It’s back-to-school time.
If you’re a parent, someone in your household has likely been engaged in completing enrollment paperwork, school shopping, and the inevitable meet-the-teacher or orientation meeting. More likely than not, she’s called mom – despite dads being more likely than ever to share some of these tasks.
Still, if you’re a dad who has attended many PTO or PTA meetings, you probably felt about as at home as you would at a ladies book club discussing Fifty Shades of Grey. Don’t let that stop you from finding your own way to be involved in your child’s education.
Fatherhood, for those who choose it, is arguably the most important role we can have as men. And there are reams of research indicating an active role by fathers leads to great things for their kids – stronger self-esteem, better academic performance, even greater career success. Dads realize more and more their jobs are far larger than teaching how to throw a good pass.
Some brands recognize and celebrate this. But, when I searched for those doing it particularly well, the list was short. Babies and dads make for great visuals, so Pampers and Huggies get shout-outs. Then, there are spots like the recent Subaru ad that created a touching and memorable dad moment. And, by no means, I am suggesting the list stops there.
There’s a tremendous opportunity, though, to connect with dads via something that really matters. The good news: brands can support dads and fatherhood in many ways that don’t require massive media budgets and can actually create a much more real, practical and personal connection.

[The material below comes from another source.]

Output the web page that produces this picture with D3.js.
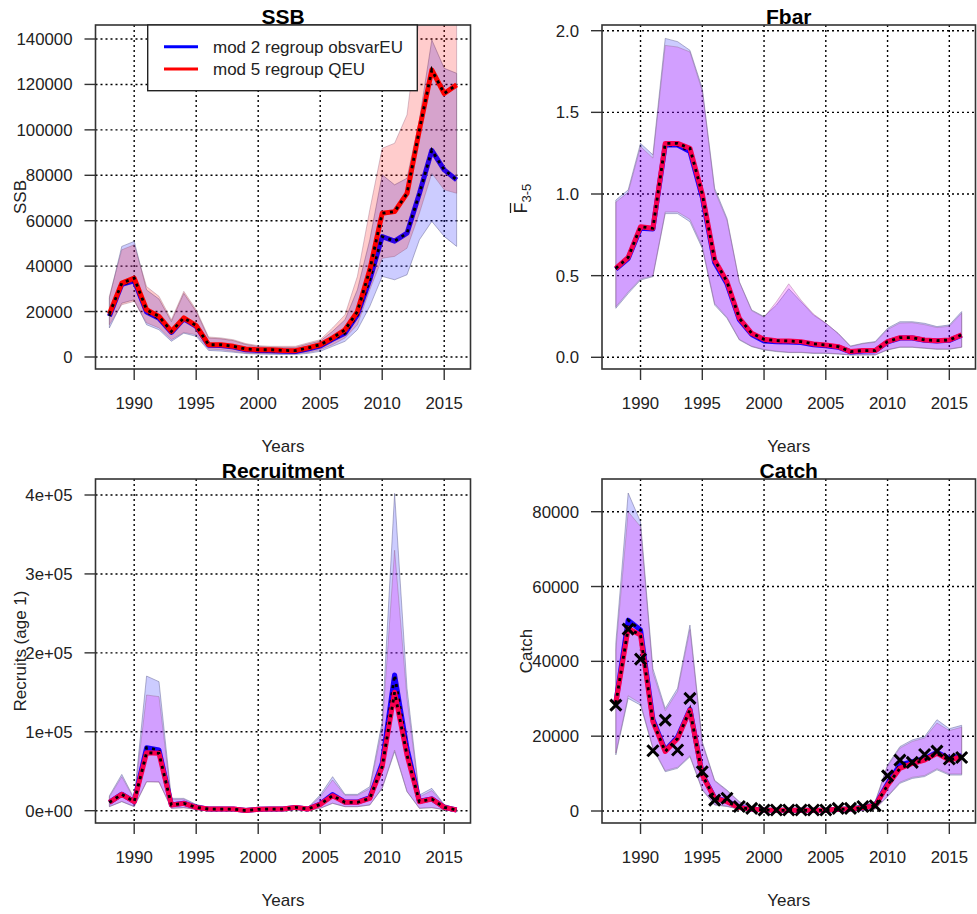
<!DOCTYPE html>
<html>
<head>
<meta charset="utf-8">
<script src="https://cdn.jsdelivr.net/npm/d3@7"></script>
<style>
  body { margin: 0; background: #fff; }
  text { font-family: "Liberation Sans", Arial, sans-serif; fill: #222; }
</style>
</head>
<body>
<script>
// years of the assessment
var years = [1988,1989,1990,1991,1992,1993,1994,1995,1996,1997,1998,1999,2000,2001,2002,
             2003,2004,2005,2006,2007,2008,2009,2010,2011,2012,2013,2014,2015,2016];
var yearTicks = [1990, 1995, 2000, 2005, 2010, 2015];
var modelNames = ["mod 2 regroup obsvarEU", "mod 5 regroup QEU"];

// SSB
var ssbM2   = [18000,32000,33500,19800,17000,10800,16800,13500,5200,5100,4400,3200,2900,2700,2500,2400,3500,4800,7800,10500,18600,34000,53000,51000,54500,72000,91000,82400,78000];
var ssbM2Lo = [12800,23700,25200,14200,12000,6900,10500,9100,2900,2600,2100,1500,1300,1200,1100,1100,1600,2500,4700,6900,12000,22300,35500,34000,36200,51600,59700,53100,48700];
var ssbM2Hi = [26000,48700,50900,29500,25500,15600,28000,20000,8300,8000,7200,5500,4600,4300,4200,4200,5700,7000,11300,16400,29600,51600,80200,75800,78700,104400,139600,127100,124900];
var ssbM5   = [19000,32500,34700,20800,17900,11300,17200,13800,5400,5400,4700,3500,3200,3200,2900,2800,4000,5400,8400,12000,20000,38400,63300,64000,72000,100000,126400,116000,119800];
var ssbM5Lo = [14200,23000,24500,15000,12800,7600,10800,9800,3500,3200,2500,1800,1500,1500,1500,1500,2000,3200,5400,8400,14200,29600,43500,44300,47900,63300,80900,73600,72100];
var ssbM5Hi = [26700,47200,49400,31000,26700,16400,28900,20800,8800,8400,7600,5900,5000,4700,4700,4700,6200,7600,12800,18600,35500,64800,91900,94100,106600,150000,200000,190000,195000];
var ssbTicks = [0,20000,40000,60000,80000,100000,120000,140000];

// Fbar (ages 3-5)
var fbarM2   = [0.54,0.605,0.79,0.785,1.30,1.30,1.26,0.98,0.58,0.45,0.23,0.14,0.10,0.095,0.094,0.09,0.077,0.07,0.062,0.033,0.039,0.04,0.094,0.118,0.118,0.104,0.10,0.104,0.135];
var fbarM2Lo = [0.30,0.39,0.473,0.494,0.88,0.88,0.83,0.667,0.32,0.239,0.106,0.065,0.045,0.035,0.029,0.029,0.024,0.024,0.02,0.014,0.014,0.014,0.045,0.061,0.061,0.055,0.049,0.049,0.061];
var fbarM2Hi = [0.963,1.025,1.31,1.24,1.953,1.933,1.88,1.647,1.035,0.851,0.463,0.29,0.249,0.32,0.42,0.34,0.259,0.208,0.147,0.069,0.086,0.096,0.178,0.218,0.218,0.208,0.188,0.198,0.28];
var fbarM5   = [0.545,0.612,0.80,0.79,1.31,1.31,1.28,1.00,0.596,0.463,0.239,0.147,0.11,0.102,0.10,0.096,0.082,0.076,0.065,0.035,0.041,0.041,0.096,0.12,0.12,0.106,0.102,0.106,0.137];
var fbarM5Lo = [0.31,0.40,0.48,0.50,0.89,0.89,0.845,0.68,0.33,0.245,0.11,0.068,0.048,0.038,0.031,0.031,0.026,0.026,0.022,0.015,0.016,0.016,0.047,0.063,0.063,0.057,0.051,0.051,0.063];
var fbarM5Hi = [0.95,1.01,1.29,1.22,1.91,1.90,1.87,1.63,1.02,0.84,0.46,0.285,0.245,0.34,0.45,0.35,0.265,0.21,0.145,0.066,0.083,0.092,0.17,0.21,0.212,0.2,0.182,0.19,0.27];
var fbarTicks = [0, 0.5, 1.0, 1.5, 2.0];

// Recruitment (age 1)
var recM2   = [10600,20900,11600,79800,76900,7400,9500,4300,2100,2100,2100,200,1700,2100,2100,4200,2100,8500,20500,11000,11000,16500,60000,172000,79000,12000,15000,4300,900];
var recM2Lo = [5100,11400,5100,36700,36700,3000,3800,1700,400,400,400,100,400,400,400,1500,400,3000,9300,5100,5100,7200,28300,74800,24100,3000,3800,1300,400];
var recM2Hi = [19000,46000,15600,170600,163500,15600,15600,8000,3800,3800,3800,3000,3800,3800,3800,5500,3800,19900,43100,20700,20700,30400,112800,402000,155000,19900,28300,8000,2100];
var recM5   = [10600,20700,11400,73500,72700,7200,9300,4200,2100,2100,2100,200,1700,2100,2100,4200,2100,8000,19000,10600,10600,15600,55800,150000,70500,11400,14800,4200,850];
var recM5Lo = [5300,11800,5300,36700,36200,3100,3900,1700,400,400,400,100,400,400,400,1500,400,3100,9500,5200,5200,7400,29000,76900,24500,3100,3900,1300,400];
var recM5Hi = [17500,43000,14500,146600,144500,14000,14500,7500,3500,3500,3500,2500,3500,3500,3500,5000,3500,17500,38900,19500,19500,28000,104300,330000,142000,17500,25500,7500,2000];
var recTicks = [0, 100000, 200000, 300000, 400000];
var recTickLabels = ["0e+00", "1e+05", "2e+05", "3e+05", "4e+05"];

// Catch
var catchObs  = [28300,48600,40600,16100,24300,16300,30100,10500,2900,3400,1200,700,270,270,270,270,270,270,700,700,1200,1400,9400,13600,13000,15100,16000,13900,14300];
var catchM2   = [29000,51000,48400,24500,16200,19800,27200,9800,3500,2600,950,520,280,190,190,190,190,190,460,540,920,1450,7300,12300,13200,14000,15700,14000,14800];
var catchM2Lo = [15000,30100,28300,16700,10500,11400,14500,5600,1600,1200,450,180,90,90,90,90,90,90,90,90,90,530,3800,7400,8700,9200,11000,9600,9600];
var catchM2Hi = [45000,85000,77300,38100,27400,32800,49700,18500,8200,5600,2500,1200,700,700,700,700,700,700,900,1200,1600,2500,12300,17200,19000,19900,24400,22000,22900];
var catchM5   = [28800,48800,47000,23900,15900,19400,27000,9600,3400,2500,900,500,270,180,180,180,180,180,450,530,900,1400,6900,11400,12700,13600,15400,13600,14500];
var catchM5Lo = [15500,30800,28800,17000,10800,11700,14800,5800,1700,1300,480,200,100,100,100,100,100,100,100,100,100,560,4000,7700,9000,9500,11300,9900,9900];
var catchM5Hi = [43000,80000,76000,37000,26800,32000,48500,18000,8000,5400,2400,1150,680,680,680,680,680,680,880,1150,1550,2400,12000,16800,18600,19500,23500,21500,22400];
var catchTicks = [0,20000,40000,60000,80000];

var width = 977, height = 914;
var svg = d3.select("body").append("svg")
    .attr("width", width)
    .attr("height", height);

// x extent like R's default 4% padding
var xDomain = [1986.88, 2017.12];

function panel(p) {
    var g = svg.append("g");
    var x = d3.scaleLinear().domain(xDomain).range([p.box[0], p.box[2]]);
    var y = d3.scaleLinear().domain([0, p.ticks[p.ticks.length - 1]]).range([p.y0, p.yTop]);

    var clipId = "clip" + p.id;
    svg.append("clipPath").attr("id", clipId)
      .append("rect")
        .attr("x", p.box[0]).attr("y", p.box[1])
        .attr("width", p.box[2] - p.box[0]).attr("height", p.box[3] - p.box[1]);

    // grid
    g.selectAll(".hg").data(p.ticks).enter().append("line")
        .attr("x1", p.box[0]).attr("x2", p.box[2])
        .attr("y1", d => y(d)).attr("y2", d => y(d))
        .attr("stroke", "#000").attr("stroke-width", 1.4).attr("stroke-dasharray", "2,3");
    g.selectAll(".vg").data(yearTicks).enter().append("line")
        .attr("x1", d => x(d)).attr("x2", d => x(d))
        .attr("y1", p.box[1]).attr("y2", p.box[3])
        .attr("stroke", "#000").attr("stroke-width", 1.4).attr("stroke-dasharray", "2,3");

    var plot = g.append("g").attr("clip-path", "url(#" + clipId + ")");

    var area = function (lo, hi) {
        return d3.area()
            .x((d, i) => x(years[i]))
            .y0((d, i) => y(lo[i]))
            .y1((d, i) => y(hi[i]))(years);
    };
    var line = d3.line().x((d, i) => x(years[i])).y(d => y(d));

    // confidence bands
    plot.append("path").attr("d", area(p.m2Lo, p.m2Hi))
        .attr("fill", "rgba(0,0,255,0.2)")
        .attr("stroke", "rgba(90,90,140,0.45)").attr("stroke-width", 1);
    plot.append("path").attr("d", area(p.m5Lo, p.m5Hi))
        .attr("fill", p.band5)
        .attr("stroke", "rgba(140,90,120,0.35)").attr("stroke-width", 1);

    // estimates: coloured line with black dotted overlay
    [[p.m2, p.col2], [p.m5, p.col5]].forEach(function (s) {
        plot.append("path").attr("d", line(s[0]))
            .attr("fill", "none").attr("stroke", s[1]).attr("stroke-width", 5)
            .attr("stroke-linejoin", "round");
        plot.append("path").attr("d", line(s[0]))
            .attr("fill", "none").attr("stroke", "#000").attr("stroke-width", 2.8)
            .attr("stroke-dasharray", "3,4.5");
    });

    // observed points (pch 4)
    if (p.obs) {
        plot.selectAll(".obs").data(p.obs).enter().append("path")
            .attr("d", function (d, i) {
                var cx = x(years[i]), cy = y(d), r = 5.5;
                return "M" + (cx - r) + "," + (cy - r) + "L" + (cx + r) + "," + (cy + r) +
                       "M" + (cx - r) + "," + (cy + r) + "L" + (cx + r) + "," + (cy - r);
            })
            .attr("stroke", "#000").attr("stroke-width", 3).attr("fill", "none");
    }

    // box
    g.append("rect")
        .attr("x", p.box[0]).attr("y", p.box[1])
        .attr("width", p.box[2] - p.box[0]).attr("height", p.box[3] - p.box[1])
        .attr("fill", "none").attr("stroke", "#333").attr("stroke-width", 1.6);

    // y axis
    g.selectAll(".yt").data(p.ticks).enter().append("line")
        .attr("x1", p.box[0] - 11).attr("x2", p.box[0])
        .attr("y1", d => y(d)).attr("y2", d => y(d))
        .attr("stroke", "#333").attr("stroke-width", 1.4);
    g.selectAll(".yl").data(p.ticks).enter().append("text")
        .attr("x", p.box[0] - 23).attr("y", d => y(d) + 6)
        .attr("text-anchor", "end").style("font-size", "16.8px")
        .text((d, i) => p.tickLabels ? p.tickLabels[i] : (p.fmt ? p.fmt(d) : d));

    // x axis
    g.selectAll(".xt").data(yearTicks).enter().append("line")
        .attr("x1", d => x(d)).attr("x2", d => x(d))
        .attr("y1", p.box[3]).attr("y2", p.box[3] + 11)
        .attr("stroke", "#333").attr("stroke-width", 1.4);
    g.selectAll(".xl").data(yearTicks).enter().append("text")
        .attr("x", d => x(d)).attr("y", p.box[3] + 40)
        .attr("text-anchor", "middle").style("font-size", "16.8px")
        .text(d => d);

    g.append("text")
        .attr("x", (p.box[0] + p.box[2]) / 2).attr("y", p.box[3] + 83)
        .attr("text-anchor", "middle").style("font-size", "17px")
        .text("Years");

    // title
    g.append("text")
        .attr("x", (p.box[0] + p.box[2]) / 2).attr("y", p.box[1] - 1)
        .attr("text-anchor", "middle").style("font-size", "21px").style("font-weight", "bold")
        .style("fill", "#000")
        .text(p.title);

    // y label
    if (p.ylab) {
        g.append("text")
            .attr("transform", "translate(" + p.ylabX + "," + ((p.box[1] + p.box[3]) / 2) + ") rotate(-90)")
            .attr("text-anchor", "middle").style("font-size", "17px")
            .text(p.ylab);
    }
    return g;
}

var redBand = "rgba(255,0,0,0.2)";
var violetBand = "rgba(230,0,255,0.22)";

var gSSB = panel({
    id: "ssb", title: "SSB", box: [95.5, 25, 470.5, 369], y0: 357, yTop: 39,
    ticks: ssbTicks, ylab: "SSB", ylabX: 26,
    m2: ssbM2, m2Lo: ssbM2Lo, m2Hi: ssbM2Hi, m5: ssbM5, m5Lo: ssbM5Lo, m5Hi: ssbM5Hi,
    band5: redBand, col2: "#2a00e8", col5: "#ff0000"
});

var gF = panel({
    id: "fbar", title: "Fbar", box: [602, 25, 975.5, 369], y0: 357.3, yTop: 30.7,
    ticks: fbarTicks, fmt: d3.format(".1f"),
    m2: fbarM2, m2Lo: fbarM2Lo, m2Hi: fbarM2Hi, m5: fbarM5, m5Lo: fbarM5Lo, m5Hi: fbarM5Hi,
    band5: violetBand, col2: "#1a00ff", col5: "#fa0050"
});

panel({
    id: "rec", title: "Recruitment", box: [95.5, 479, 470.5, 823], y0: 810.7, yTop: 495,
    ticks: recTicks, tickLabels: recTickLabels, ylab: "Recruits (age 1)", ylabX: 26,
    m2: recM2, m2Lo: recM2Lo, m2Hi: recM2Hi, m5: recM5, m5Lo: recM5Lo, m5Hi: recM5Hi,
    band5: violetBand, col2: "#1a00ff", col5: "#fa0050"
});

panel({
    id: "catch", title: "Catch", box: [602, 479, 975.5, 823], y0: 811, yTop: 511.7,
    ticks: catchTicks, ylab: "Catch", ylabX: 532,
    m2: catchM2, m2Lo: catchM2Lo, m2Hi: catchM2Hi, m5: catchM5, m5Lo: catchM5Lo, m5Hi: catchM5Hi,
    obs: catchObs,
    band5: violetBand, col2: "#1a00ff", col5: "#fa0050"
});

// Fbar y label: F-bar with subscript 3-5
var fl = gF.append("g").attr("transform", "translate(521.5,200) rotate(-90)");
fl.append("text").attr("x", -13.5).attr("y", 5.5).style("font-size", "18px")
    .text("F")
  .append("tspan").attr("dy", 4).style("font-size", "13px").text("3-5");
fl.append("line").attr("x1", -13).attr("x2", -3).attr("y1", -11).attr("y2", -11)
    .attr("stroke", "#222").attr("stroke-width", 1.3);

// legend in SSB panel
var leg = gSSB.append("g");
leg.append("rect").attr("x", 147.7).attr("y", 25).attr("width", 269.6).attr("height", 65.7)
    .attr("fill", "#fff").attr("stroke", "#222").attr("stroke-width", 1.4);
var legCols = ["#0000ff", "#ff0000"];
modelNames.forEach(function (n, i) {
    var ly = 46.7 + i * 22.3;
    leg.append("line").attr("x1", 164).attr("x2", 198).attr("y1", ly).attr("y2", ly)
        .attr("stroke", legCols[i]).attr("stroke-width", 3);
    leg.append("text").attr("x", 213).attr("y", ly + 6).style("font-size", "17px").text(n);
});
</script>
</body>
</html>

In my community, a Dallas suburb, a number of schools have active dads’ clubs. They are not very formal organizations and don’t require a crushing time commitment. What they are is a means of giving dads visibility with their kids and within their kids’ schools, enabling them to lend a hand in partnership with other dads. Activities are aligned with dads’ unique interests and skills – think mentoring, setting up heavy equipment for school events, helping with field day, or repainting a teachers’ lounge.
Here’s why this matters to you as a marketer. We all know the male audience is tough to reach. Too often, I hear marketers call sports “the one great unifier.” Sure, but how about thinking outside the clamor of the sports channel or the business pages?
Parenting and education is a little more open. Opportunity and white space abound. This is particularly true for small businesses.
In our community, a local theater donated space for us to host a dads-and-kids movie fundraiser for the school’s music program. Today, it’s a favorite spot for local dads. A neighborhood landscaper/nursery donated plants to spruce up another event. Who do you think our dads call for a landscaping job? I just dropped a good chunk of change with them this spring and wouldn’t have considered a competitive firm. Our local Starbucks provides free coffee for morning activities, and now it’s a favorite spot for dads to meet up on non-event mornings.
These brands showed they care about what local men care about in a very meaningful and personal way. And they earned loyalty.
The opportunity is not limited to local businesses, though. Big brands with big budgets can just as effectively connect with dads on this dimension simply by recognizing this, too, is what it means to be a man.